**Given instruction**:
Lines holding the string "diagram" are the ones to copy; find them all in the data.
::: Items :::
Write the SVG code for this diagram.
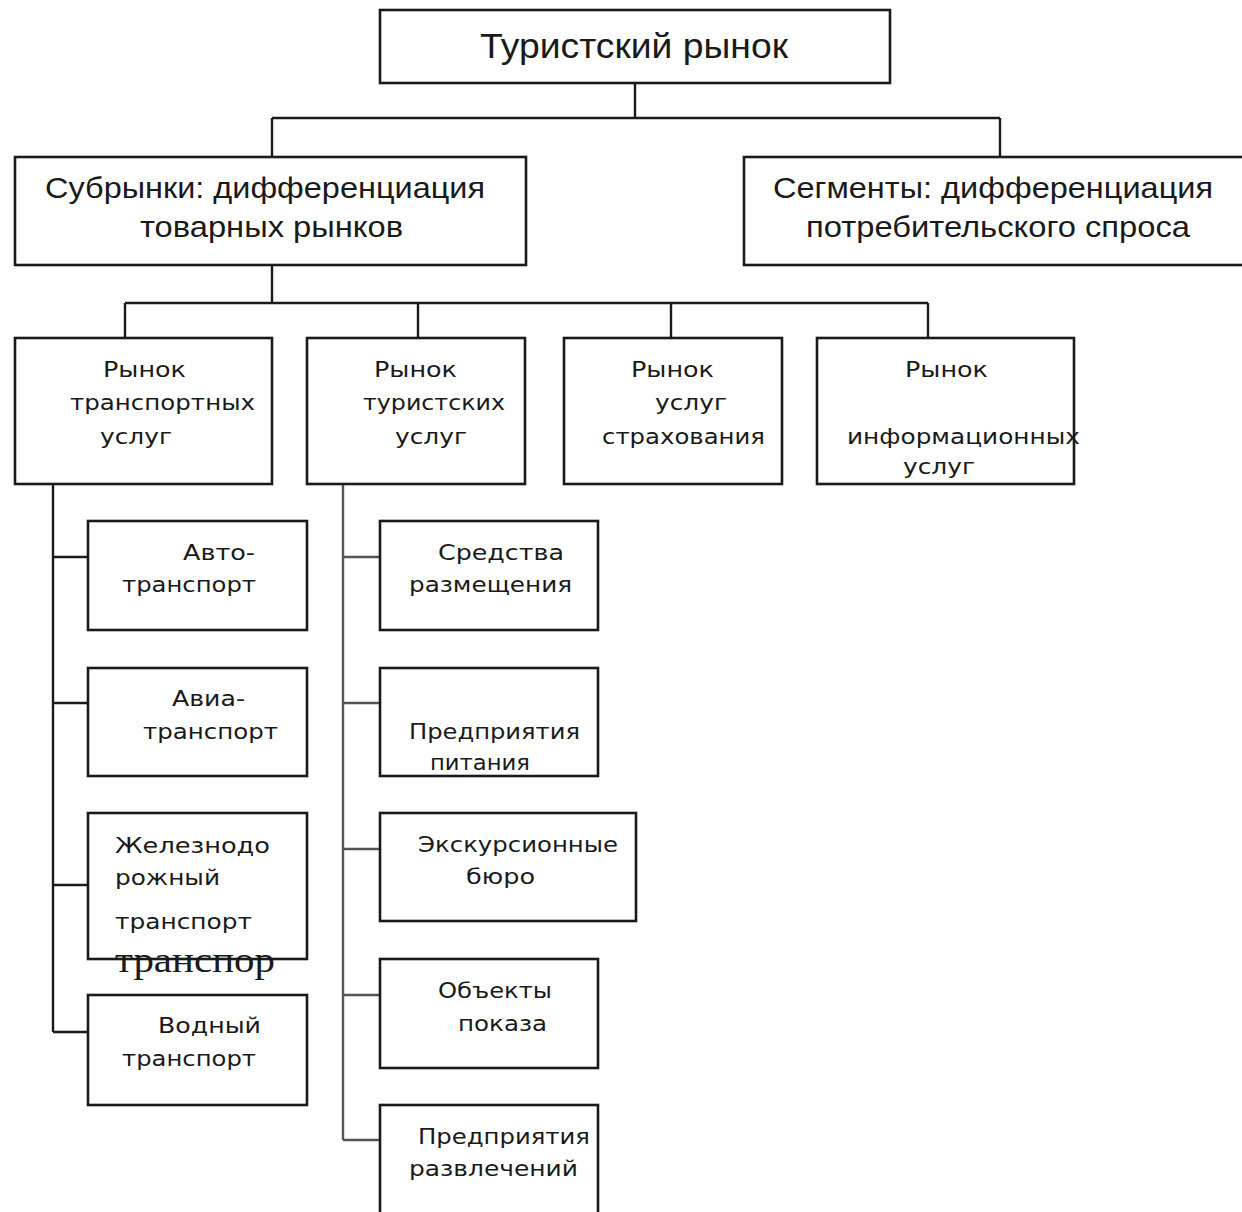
<svg xmlns="http://www.w3.org/2000/svg" width="1242" height="1212" viewBox="0 0 1242 1212">
<style>
.box{fill:#fff;stroke:#1a1a1a;stroke-width:2.6}
.ln{fill:none;stroke:#1a1a1a;stroke-width:2.4}
.big{font-family:"Liberation Sans",Arial,sans-serif;font-size:35px;fill:#1a1a1a}
.mid{font-family:"Liberation Sans",Arial,sans-serif;font-size:29px;fill:#1a1a1a}
.sm{font-family:"DejaVu Sans",sans-serif;font-size:22px;fill:#1a1a1a}
.ser{font-family:"Liberation Serif","Times New Roman",serif;font-size:36px;fill:#1a1a1a}
</style>
<rect width="1242" height="1212" fill="#fff"/>
<g id="connectors">
<path class="ln" d="M635 83V118M272 118H1000M272 118V157M1000 118V157"/>
<path class="ln" d="M272 265V303M125 303H928M125 303V338M418 303V338M671 303V338M928 303V338"/>
<path class="ln" d="M53 484V1032M53 557H88M53 703H88M53 885H88M53 1032H88"/>
<path class="ln" style="stroke:#555" d="M343 484V1140M343 557H380M343 703H380M343 849H380M343 995H380M343 1140H380"/>
</g>
<g id="n-tour"><rect class="box" x="380" y="10" width="510" height="73"/><text class="big" x="480" y="58" textLength="308" lengthAdjust="spacingAndGlyphs">Туристский рынок</text></g>
<g id="n-sub"><rect class="box" x="15" y="157" width="511" height="108"/>
<text class="mid" x="45" y="198" textLength="440" lengthAdjust="spacingAndGlyphs">Субрынки: дифференциация</text>
<text class="mid" x="140" y="237" textLength="263" lengthAdjust="spacingAndGlyphs">товарных рынков</text></g>
<g id="n-seg"><rect class="box" x="744" y="157" width="510" height="108"/>
<text class="mid" x="773" y="198" textLength="440" lengthAdjust="spacingAndGlyphs">Сегменты: дифференциация</text>
<text class="mid" x="806" y="237" textLength="384" lengthAdjust="spacingAndGlyphs">потребительского спроса</text></g>
<g id="n-transp"><rect class="box" x="15" y="338" width="257" height="146"/>
<text class="sm" x="103" y="377" textLength="83" lengthAdjust="spacingAndGlyphs">Рынок</text>
<text class="sm" x="70" y="410" textLength="185" lengthAdjust="spacingAndGlyphs">транспортных</text>
<text class="sm" x="100" y="444" textLength="72" lengthAdjust="spacingAndGlyphs">услуг</text></g>
<g id="n-turist"><rect class="box" x="307" y="338" width="218" height="146"/>
<text class="sm" x="374" y="377" textLength="83" lengthAdjust="spacingAndGlyphs">Рынок</text>
<text class="sm" x="363" y="410" textLength="142" lengthAdjust="spacingAndGlyphs">туристских</text>
<text class="sm" x="395" y="444" textLength="72" lengthAdjust="spacingAndGlyphs">услуг</text></g>
<g id="n-strah"><rect class="box" x="564" y="338" width="218" height="146"/>
<text class="sm" x="631" y="377" textLength="83" lengthAdjust="spacingAndGlyphs">Рынок</text>
<text class="sm" x="655" y="410" textLength="72" lengthAdjust="spacingAndGlyphs">услуг</text>
<text class="sm" x="602" y="444" textLength="163" lengthAdjust="spacingAndGlyphs">страхования</text></g>
<g id="n-info"><rect class="box" x="817" y="338" width="257" height="146"/>
<text class="sm" x="905" y="377" textLength="83" lengthAdjust="spacingAndGlyphs">Рынок</text>
<text class="sm" x="847" y="444" textLength="233" lengthAdjust="spacingAndGlyphs">информационных</text>
<text class="sm" x="903" y="474" textLength="72" lengthAdjust="spacingAndGlyphs">услуг</text></g>
<g id="n-avto"><rect class="box" x="88" y="521" width="219" height="109"/>
<text class="sm" x="183" y="560" textLength="72" lengthAdjust="spacingAndGlyphs">Авто-</text>
<text class="sm" x="122" y="592" textLength="134" lengthAdjust="spacingAndGlyphs">транспорт</text></g>
<g id="n-avia"><rect class="box" x="88" y="668" width="219" height="108"/>
<text class="sm" x="172" y="706" textLength="73" lengthAdjust="spacingAndGlyphs">Авиа-</text>
<text class="sm" x="143" y="739" textLength="135" lengthAdjust="spacingAndGlyphs">транспорт</text></g>
<g id="n-zhd"><rect class="box" x="88" y="813" width="219" height="146"/>
<text class="sm" x="115" y="853" textLength="155" lengthAdjust="spacingAndGlyphs">Железнодо</text>
<text class="sm" x="115" y="885" textLength="105" lengthAdjust="spacingAndGlyphs">рожный</text>
<text class="sm" x="115" y="929" textLength="137" lengthAdjust="spacingAndGlyphs">транспорт</text>
<text class="ser" x="115" y="972" textLength="160" lengthAdjust="spacingAndGlyphs">транспор</text></g>
<g id="n-vod"><rect class="box" x="88" y="995" width="219" height="110"/>
<text class="sm" x="158" y="1033" textLength="103" lengthAdjust="spacingAndGlyphs">Водный</text>
<text class="sm" x="122" y="1066" textLength="134" lengthAdjust="spacingAndGlyphs">транспорт</text></g>
<g id="n-sredstva"><rect class="box" x="380" y="521" width="218" height="109"/>
<text class="sm" x="438" y="560" textLength="126" lengthAdjust="spacingAndGlyphs">Средства</text>
<text class="sm" x="409" y="592" textLength="163" lengthAdjust="spacingAndGlyphs">размещения</text></g>
<g id="n-pitanie"><rect class="box" x="380" y="668" width="218" height="108"/>
<text class="sm" x="409" y="739" textLength="171" lengthAdjust="spacingAndGlyphs">Предприятия</text>
<text class="sm" x="430" y="770" textLength="100" lengthAdjust="spacingAndGlyphs">питания</text></g>
<g id="n-ekskurs"><rect class="box" x="380" y="813" width="256" height="108"/>
<text class="sm" x="418" y="852" textLength="200" lengthAdjust="spacingAndGlyphs">Экскурсионные</text>
<text class="sm" x="466" y="884" textLength="69" lengthAdjust="spacingAndGlyphs">бюро</text></g>
<g id="n-obekty"><rect class="box" x="380" y="959" width="218" height="109"/>
<text class="sm" x="438" y="998" textLength="114" lengthAdjust="spacingAndGlyphs">Объекты</text>
<text class="sm" x="458" y="1031" textLength="89" lengthAdjust="spacingAndGlyphs">показа</text></g>
<g id="n-razvl"><rect class="box" x="380" y="1105" width="218" height="120"/>
<text class="sm" x="418" y="1144" textLength="172" lengthAdjust="spacingAndGlyphs">Предприятия</text>
<text class="sm" x="409" y="1176" textLength="169" lengthAdjust="spacingAndGlyphs">развлечений</text></g>
</svg>
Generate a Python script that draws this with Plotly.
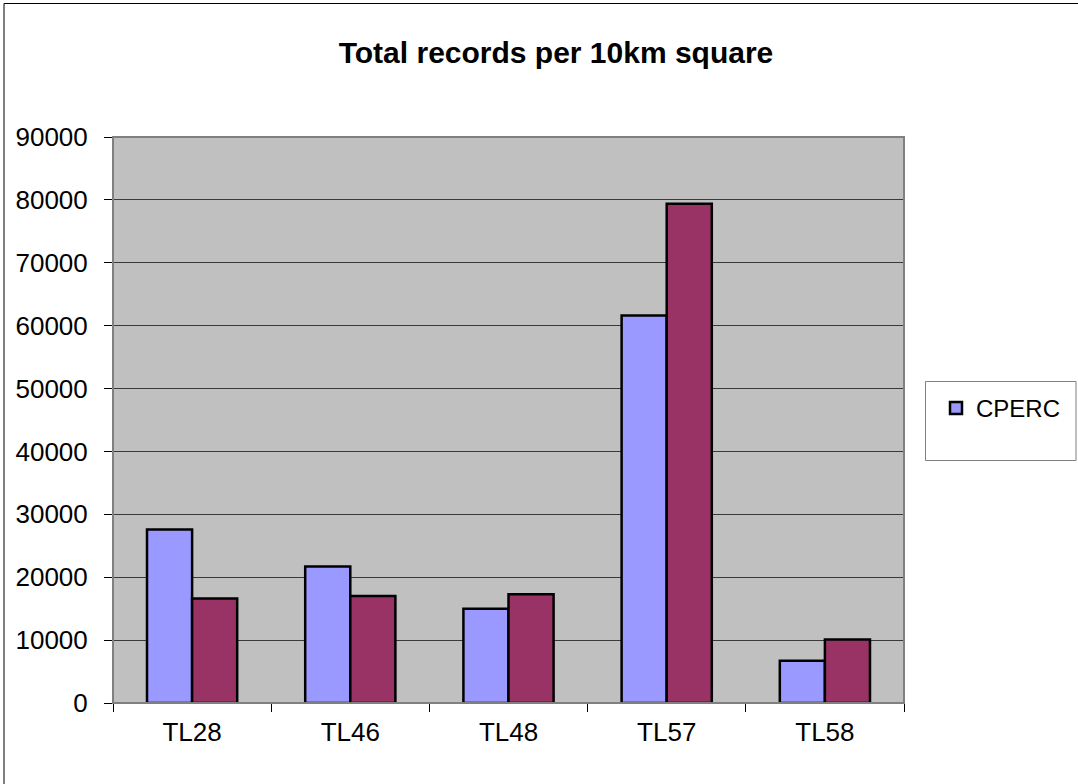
import plotly.graph_objects as go

categories = ["TL28", "TL46", "TL48", "TL57", "TL58"]
cperc_values = [27600, 21700, 15000, 61600, 6700]
second_values = [16600, 17000, 17300, 79400, 10100]
series_name = "CPERC"
title_text = "Total records per 10km square"

W, H = 1078, 784
L, R, T, B = 113, 174, 137, 81
pw, ph = W - L - R, H - T - B

def px(x):
    return (x - L) / pw

def py(y):
    return (H - B - y) / ph

FONT = "Liberation Sans, Arial, sans-serif"

fig = go.Figure()
fig.add_trace(go.Bar(
    x=categories, y=cperc_values, name=series_name,
    marker=dict(color="#9999FF", line=dict(color="#000000", width=2.5)),
))
fig.add_trace(go.Bar(
    x=categories, y=second_values, name="",
    showlegend=False,
    marker=dict(color="#993366", line=dict(color="#000000", width=2.5)),
))

shapes = [
    # outer chart frame
    dict(type="rect", xref="paper", yref="paper",
         x0=px(4), x1=px(1100), y0=py(3.5), y1=py(800),
         line=dict(color="#000000", width=1), fillcolor="rgba(0,0,0,0)", layer="below"),
    # plot area frame (gray)
    dict(type="rect", xref="paper", yref="paper",
         x0=0, x1=1, y0=0, y1=1,
         line=dict(color="#808080", width=2), fillcolor="rgba(0,0,0,0)", layer="above"),
    # legend box
    dict(type="rect", xref="paper", yref="paper",
         x0=px(925.5), x1=px(1076), y0=py(381.5), y1=py(460.5),
         line=dict(color="#808080", width=1), fillcolor="#FFFFFF", layer="below"),
]

fig.update_layout(
    width=W, height=H,
    margin=dict(l=L, r=R, t=T, b=B, pad=0),
    paper_bgcolor="#FFFFFF",
    plot_bgcolor="#C0C0C0",
    barmode="group",
    bargap=0.43,
    bargroupgap=0,
    font=dict(family=FONT, color="#000000"),
    title=dict(text="<b>" + title_text + "</b>", font=dict(size=30, family=FONT, color="#000000"),
               x=556 / W, xref="container", xanchor="center",
               y=1 - 52 / H, yref="container", yanchor="middle"),
    showlegend=True,
    legend=dict(x=px(936), y=py(386), xanchor="left", yanchor="top",
                bgcolor="rgba(0,0,0,0)", borderwidth=0,
                font=dict(size=24, family=FONT, color="#000000")),
    shapes=shapes,
)

fig.update_xaxes(
    showgrid=False, showline=True, linecolor="#000000", linewidth=1,
    ticks="outside", tickson="boundaries", ticklen=8, tickcolor="#000000",
    tickfont=dict(size=26, family=FONT, color="#000000"),
    ticklabelstandoff=6,
    zeroline=False,
)
fig.update_yaxes(
    range=[0, 90000], dtick=10000, tickformat="d",
    showgrid=True, gridcolor="#3a3a3a", gridwidth=1,
    showline=True, linecolor="#000000", linewidth=1,
    ticks="outside", ticklen=8, tickcolor="#000000",
    tickfont=dict(size=26, family=FONT, color="#000000"),
    ticklabelstandoff=11,
    zeroline=False,
)

fig.write_html("out.html")
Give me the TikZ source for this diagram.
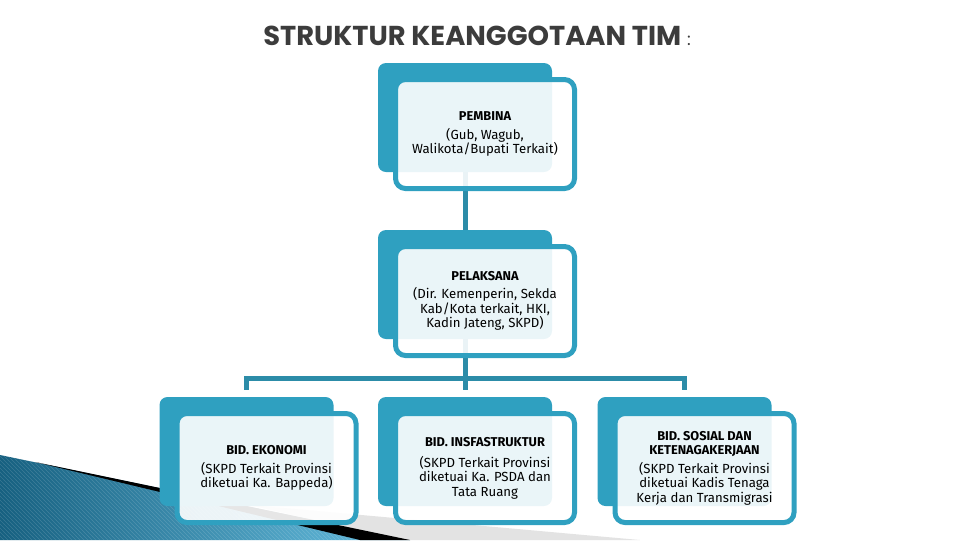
\documentclass[tikz,border=0pt]{standalone}
\usepackage{fontspec}
\setmainfont{Fira Sans}
\newfontfamily\titlefont{Poppins}
\usetikzlibrary{backgrounds,patterns}
\definecolor{cardteal}{RGB}{47,160,192}
\definecolor{linkteal}{RGB}{44,140,168}
\definecolor{titlegray}{RGB}{60,60,60}
\definecolor{swoopdark}{RGB}{22,96,128}
\definecolor{swooplight}{RGB}{104,192,226}
\newcommand{\cardhead}[1]{{\bfseries\fontsize{9.6}{11.2}\selectfont #1}}

\begin{document}
\begin{tikzpicture}[x=0.75pt,y=-0.75pt,
    backcard/.style={fill=cardteal, rounded corners=6pt, minimum width=130.5pt, minimum height=81.75pt, inner sep=0pt},
    frontcard/.style={draw=cardteal, line width=3.75pt, fill=white, fill opacity=0.9, text opacity=1,
      rounded corners=7.5pt, minimum width=134.25pt, minimum height=81.75pt, inner sep=1pt,
      align=center, font=\fontsize{9.9}{10.9}\selectfont},
    link/.style={draw=linkteal, line width=3.75pt}]
    \useasboundingbox (0,0) rectangle (960,540);

    \node[font=\titlefont\bfseries\fontsize{20.5}{22}\selectfont, text=titlegray] (title) at (477,36)
        {STRUKTUR KEANGGOTAAN TIM {\mdseries\fontsize{13}{14}\selectfont :}};

    % back cards
    \node[backcard] (pembina-back) at (465,117.5) {};
    \node[backcard] (pelaksana-back) at (465,284.5) {};
    \node[backcard] (ekonomi-back) at (246.5,451.5) {};
    \node[backcard] (infra-back) at (465,451.5) {};
    \node[backcard] (sosial-back) at (684.5,451.5) {};

    % front cards
    \node[frontcard] (pembina) at (485,134)
        {\cardhead{PEMBINA}\\[3pt](Gub, Wagub,\\Walikota/Bupati Terkait)};
    \node[frontcard] (pelaksana) at (485,301)
        {\cardhead{PELAKSANA}\\[3pt](Dir. Kemenperin, Sekda\\Kab/Kota terkait, HKI,\\Kadin Jateng, SKPD)};
    \node[frontcard] (ekonomi) at (266.5,468)
        {\cardhead{BID. EKONOMI}\\[3pt](SKPD Terkait Provinsi\\diketuai Ka. Bappeda)};
    \node[frontcard] (infra) at (485,468)
        {\cardhead{BID. INSFASTRUKTUR}\\[5pt](SKPD Terkait Provinsi\\diketuai Ka. PSDA dan\\Tata Ruang};
    \node[frontcard] (sosial) at (704.5,468)
        {\cardhead{BID. SOSIAL DAN}\\\cardhead{KETENAGAKERJAAN}\\[3pt](SKPD Terkait Provinsi\\diketuai Kadis Tenaga\\Kerja dan Transmigrasi};

    \begin{scope}[on background layer]
        % swoosh in the corner
        \shade[left color=swoopdark, right color=swooplight] (0,455) -- (410,540) -- (0,540) -- cycle;
        \fill[pattern=north west lines, pattern color=white, opacity=0.15] (0,455) -- (410,540) -- (0,540) -- cycle;
        \fill[gray!22] (250,505) -- (640,540) -- (400,540) -- cycle;
        \fill[black] (35,462) -- (410,540) -- (360,540) -- cycle;

        % links
        \coordinate (bus) at (465,378);
        \draw[link] (pembina-back) -- (pelaksana-back);
        \draw[link] (pelaksana-back) -- (bus);
        \draw[link] ([yshift=5.25pt]ekonomi-back.north) |- (sosial-back.north |- bus) -- ([yshift=5.25pt]sosial-back.north);
        \draw[link] (bus) -- ([yshift=5.25pt]infra-back.north);
    \end{scope}
\end{tikzpicture}
\end{document}
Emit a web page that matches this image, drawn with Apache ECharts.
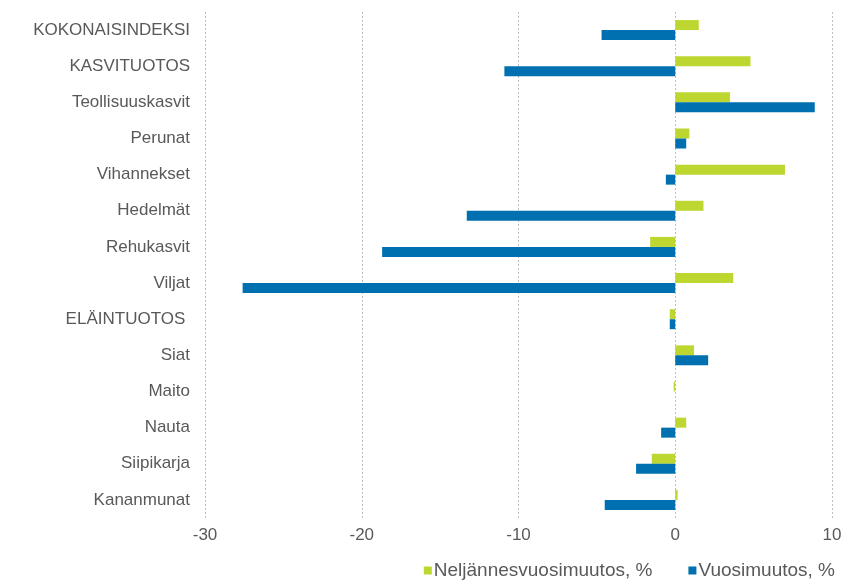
:::
**Full answer**:
Write the SVG code for this diagram.
Give me the TikZ source for this diagram.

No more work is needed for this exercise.